Les menaces proférées dans les camps respectifs ont contribué à durcir les positions au point que la confrontation multiforme semble inévitable. Se rajoute à ce climat délétère, l’affaire des militaires disparus dont l’un a été retrouvé sans vie. Cette affaire prend une dimension de plus en plus large.

 Rappelant que les disparus sont des agents du président de la République et s’inquiétant du silence de « cimetière » surprenant du gouvernement du fait de l’appartenance à l’IGE de l’un d’entre eux, le maire de Kafountine a directement interpelé le gouvernement et le chef de l’Etat pour une urgente prise de parole destinée à éclairer des populations dans le désarroi. Pour ôter toute suspicion, il est indispensable que l’autosaisine du procureur de la République aboutisse au rapide jaillissement de la lumière sur cette affaire.

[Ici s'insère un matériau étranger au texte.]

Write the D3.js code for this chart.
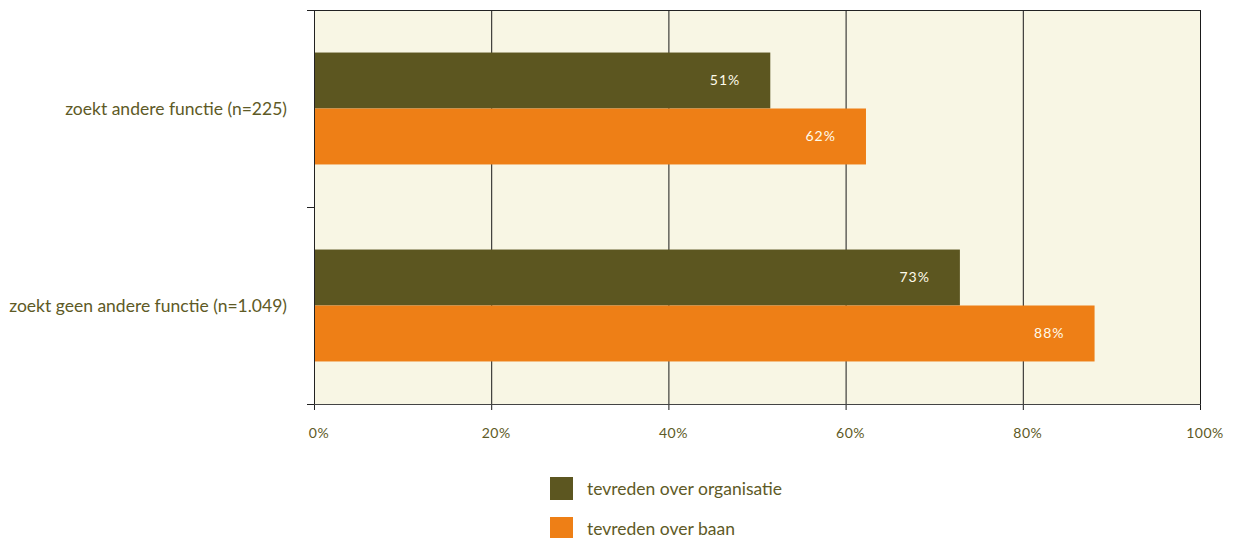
<!DOCTYPE html>
<html>
<head>
<meta charset="utf-8">
<script src="https://cdn.jsdelivr.net/npm/d3@7"></script>
<style>
  body { margin: 0; background: #fff; }
  svg { display: block; }
</style>
</head>
<body>
<div class="canvas"></div>
<script>
// data
const categories = ['zoekt andere functie (n=225)', 'zoekt geen andere functie (n=1.049)']
const series = ['tevreden over organisatie', 'tevreden over baan']
const organisatie = [51.5, 72.9]
const baan = [62.3, 88.1]
const valueLabels = [['51%', '62%'], ['73%', '88%']]
const xTicks = [0, 20, 40, 60, 80, 100]

const width = 1233
const height = 538
const margin = {top: 10, left: 314, right: 33, bottom: 135}
const textColor = '#5e5a26'
const colors = ['#5c5620', '#ee7f16']
const labelFont = 'Lato, "Open Sans", sans-serif'

const svg = d3.select('.canvas')
  .append('svg')
  .attr('width', width)
  .attr('height', height)

const graph = svg.append('g')

const x = d3.scaleLinear()
  .domain([0, 100])
  .range([margin.left, width - margin.right])

const y = d3.scaleBand()
  .domain(categories)
  .range([margin.top, height - margin.bottom + 1])

const inner = d3.scaleBand()
  .domain(series)
  .range([0, y.bandwidth()])
  .paddingOuter(0.76)
  .paddingInner(0)

// plot background
graph.append('rect')
  .attr('x', x(0))
  .attr('y', y.range()[0])
  .attr('width', x(100) - x(0))
  .attr('height', y.range()[1] - y.range()[0])
  .attr('fill', '#f8f6e4')

// vertical gridlines
graph.selectAll('.grid')
  .data(xTicks.slice(1))
  .enter()
  .append('line')
  .attr('class', 'grid')
  .attr('x1', d => x(d) + 0.5)
  .attr('x2', d => x(d) + 0.5)
  .attr('y1', y.range()[0])
  .attr('y2', y.range()[1] + 6)
  .attr('stroke', '#1a1a1a')
  .attr('stroke-width', 1)

// bars
const rows = categories.map((c, i) => ({cat: c, values: [organisatie[i], baan[i]], labels: valueLabels[i]}))

const groups = graph.selectAll('.group')
  .data(rows)
  .enter()
  .append('g')
  .attr('class', 'group')
  .attr('transform', d => `translate(0, ${y(d.cat)})`)

groups.selectAll('rect')
  .data(d => d.values.map((v, j) => ({s: series[j], v: v, label: d.labels[j], j: j})))
  .enter()
  .append('rect')
  .attr('x', x(0))
  .attr('y', d => inner(d.s))
  .attr('width', d => x(d.v) - x(0))
  .attr('height', inner.bandwidth())
  .attr('fill', d => colors[d.j])

groups.selectAll('.value')
  .data(d => d.values.map((v, j) => ({s: series[j], v: v, label: d.labels[j], j: j})))
  .enter()
  .append('text')
  .attr('class', 'value')
  .attr('x', d => x(d.v) - 30)
  .attr('y', d => inner(d.s) + inner.bandwidth() / 2)
  .attr('dy', '0.35em')
  .attr('text-anchor', 'end')
  .attr('font-family', labelFont)
  .attr('font-size', 14)
  .attr('letter-spacing', 1)
  .attr('fill', '#fffbea')
  .text(d => d.label)

// left axis
const yAxisLine = graph.append('g')
yAxisLine.append('line')
  .attr('x1', x(0) + 0.5).attr('x2', x(0) + 0.5)
  .attr('y1', y.range()[0]).attr('y2', y.range()[1] + 6)
  .attr('stroke', '#222')
yAxisLine.selectAll('.ytick')
  .data([y.range()[0], y(categories[1]), y.range()[1]])
  .enter()
  .append('line')
  .attr('x1', x(0) - 7).attr('x2', x(0))
  .attr('y1', d => d + 0.5).attr('y2', d => d + 0.5)
  .attr('stroke', '#222')

// top and bottom border
graph.append('line')
  .attr('x1', x(0)).attr('x2', x(100) + 1)
  .attr('y1', y.range()[0] + 0.5).attr('y2', y.range()[0] + 0.5)
  .attr('stroke', '#222')
graph.append('line')
  .attr('x1', x(0)).attr('x2', x(100) + 1)
  .attr('y1', y.range()[1] + 0.5).attr('y2', y.range()[1] + 0.5)
  .attr('stroke', '#444')

// category labels
graph.selectAll('.cat')
  .data(categories)
  .enter()
  .append('text')
  .attr('class', 'cat')
  .attr('x', 287)
  .attr('y', d => y(d) + y.bandwidth() / 2)
  .attr('dy', '0.35em')
  .attr('text-anchor', 'end')
  .attr('font-family', labelFont)
  .attr('font-size', 17.5)
  .attr('fill', textColor)
  .text(d => d)

// x tick labels
graph.selectAll('.xlabel')
  .data(xTicks)
  .enter()
  .append('text')
  .attr('class', 'xlabel')
  .attr('x', d => x(d) + 5)
  .attr('y', 438)
  .attr('text-anchor', 'middle')
  .attr('font-family', labelFont)
  .attr('font-size', 14)
  .attr('letter-spacing', 0.5)
  .attr('fill', textColor)
  .text(d => d + '%')

// legend
const legend = graph.selectAll('.legend')
  .data(series)
  .enter()
  .append('g')
  .attr('class', 'legend')
  .attr('transform', (d, i) => `translate(550, ${477 + i * 40})`)

legend.append('rect')
  .attr('width', 23)
  .attr('height', 23)
  .attr('fill', (d, i) => colors[i])

legend.append('text')
  .attr('x', 37)
  .attr('y', 12)
  .attr('dy', '0.35em')
  .attr('font-family', labelFont)
  .attr('font-size', 17.5)
  .attr('fill', textColor)
  .text(d => d)
</script>
</body>
</html>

A notre sens, cette affaire de militaires disparus porte en elle les germes d’une division sociétale et de rupture de confiance vis-àvis des institutions du pays. Elle suit de près l’affaire Mankabou, qui, elle-même, avait fait l’objet de suspicion quant aux causes de la mort de ce garde du corps proche de Sonko.

Le règlement de toutes ces questions en suspens est urgente, au regard du contexte. Un tel règlement exige l’accélération des procédures ainsi que des prises de décisions de justice incontestables. Le Sénégal doit revenir à ses fondamentaux de paix et de dialogue comme mode de résolution des conflits politiques ; en son temps, les présidents Diouf et Wade en avaient admis la nécessité, et cela avait ouvert une période de paix de 1991 à 2000.

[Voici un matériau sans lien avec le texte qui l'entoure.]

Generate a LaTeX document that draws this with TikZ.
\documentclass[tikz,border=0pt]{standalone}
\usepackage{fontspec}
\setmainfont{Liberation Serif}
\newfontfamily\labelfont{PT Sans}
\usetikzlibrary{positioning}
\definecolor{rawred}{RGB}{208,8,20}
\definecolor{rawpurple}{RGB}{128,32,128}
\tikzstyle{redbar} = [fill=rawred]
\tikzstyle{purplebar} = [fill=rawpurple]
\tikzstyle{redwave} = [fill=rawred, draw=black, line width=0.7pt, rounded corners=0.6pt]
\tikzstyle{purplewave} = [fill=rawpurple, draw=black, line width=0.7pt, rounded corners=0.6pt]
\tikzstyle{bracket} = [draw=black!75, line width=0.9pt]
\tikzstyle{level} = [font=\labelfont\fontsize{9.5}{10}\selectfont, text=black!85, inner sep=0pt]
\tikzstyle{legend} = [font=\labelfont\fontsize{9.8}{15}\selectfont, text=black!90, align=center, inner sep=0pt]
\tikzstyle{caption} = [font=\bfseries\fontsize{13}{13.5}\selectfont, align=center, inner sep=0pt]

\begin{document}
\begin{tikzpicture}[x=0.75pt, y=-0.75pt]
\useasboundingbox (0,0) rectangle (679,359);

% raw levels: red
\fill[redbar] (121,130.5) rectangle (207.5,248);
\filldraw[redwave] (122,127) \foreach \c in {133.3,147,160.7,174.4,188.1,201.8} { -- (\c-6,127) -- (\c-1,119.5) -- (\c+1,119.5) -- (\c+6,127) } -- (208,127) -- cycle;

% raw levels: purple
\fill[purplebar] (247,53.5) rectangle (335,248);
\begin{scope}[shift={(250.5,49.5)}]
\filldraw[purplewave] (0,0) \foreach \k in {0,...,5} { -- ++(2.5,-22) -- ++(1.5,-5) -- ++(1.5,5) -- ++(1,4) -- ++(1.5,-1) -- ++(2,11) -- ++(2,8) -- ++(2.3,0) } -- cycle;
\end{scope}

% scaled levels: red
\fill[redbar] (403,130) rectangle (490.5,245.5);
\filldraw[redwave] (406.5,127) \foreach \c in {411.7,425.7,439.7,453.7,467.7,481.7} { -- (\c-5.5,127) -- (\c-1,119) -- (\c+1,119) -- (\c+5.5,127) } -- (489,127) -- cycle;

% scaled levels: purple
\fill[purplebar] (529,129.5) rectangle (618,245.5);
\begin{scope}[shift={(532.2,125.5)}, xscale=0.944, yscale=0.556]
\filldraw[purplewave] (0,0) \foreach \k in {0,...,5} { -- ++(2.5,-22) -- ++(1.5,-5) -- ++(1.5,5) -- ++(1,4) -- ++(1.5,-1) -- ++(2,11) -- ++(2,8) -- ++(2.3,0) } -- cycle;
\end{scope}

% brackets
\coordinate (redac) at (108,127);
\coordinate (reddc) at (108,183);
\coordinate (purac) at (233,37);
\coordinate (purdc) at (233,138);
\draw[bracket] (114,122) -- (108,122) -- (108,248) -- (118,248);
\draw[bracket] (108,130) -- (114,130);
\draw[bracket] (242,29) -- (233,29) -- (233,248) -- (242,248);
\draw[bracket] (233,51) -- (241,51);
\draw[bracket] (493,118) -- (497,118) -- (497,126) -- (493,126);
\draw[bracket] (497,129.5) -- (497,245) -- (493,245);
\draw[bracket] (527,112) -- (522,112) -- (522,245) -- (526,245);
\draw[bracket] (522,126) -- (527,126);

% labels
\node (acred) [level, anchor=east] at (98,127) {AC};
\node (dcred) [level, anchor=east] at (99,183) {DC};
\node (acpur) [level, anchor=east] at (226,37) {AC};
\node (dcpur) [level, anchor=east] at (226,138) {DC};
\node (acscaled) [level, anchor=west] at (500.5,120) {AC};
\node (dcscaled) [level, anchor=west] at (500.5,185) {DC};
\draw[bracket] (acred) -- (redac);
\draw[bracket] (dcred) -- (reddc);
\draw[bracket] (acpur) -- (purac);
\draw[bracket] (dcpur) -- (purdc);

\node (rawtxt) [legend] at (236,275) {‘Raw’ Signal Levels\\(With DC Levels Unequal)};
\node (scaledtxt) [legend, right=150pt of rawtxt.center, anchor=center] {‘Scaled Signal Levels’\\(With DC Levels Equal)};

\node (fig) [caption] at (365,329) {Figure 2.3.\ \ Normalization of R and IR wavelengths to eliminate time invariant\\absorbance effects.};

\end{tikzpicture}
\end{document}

 Des initiatives de médiation doivent voir le jour dans l’immédiat pour convenir entre acteurs politiques des marges de consensus politiques acceptables pour aller vers des consultations apaisées. Il y va de la sécurité du Sénégal et des Sénégalais à l’heure où les appétits pour les ressources de notre sous-sol sont grandes pour les prédateurs en tous genres.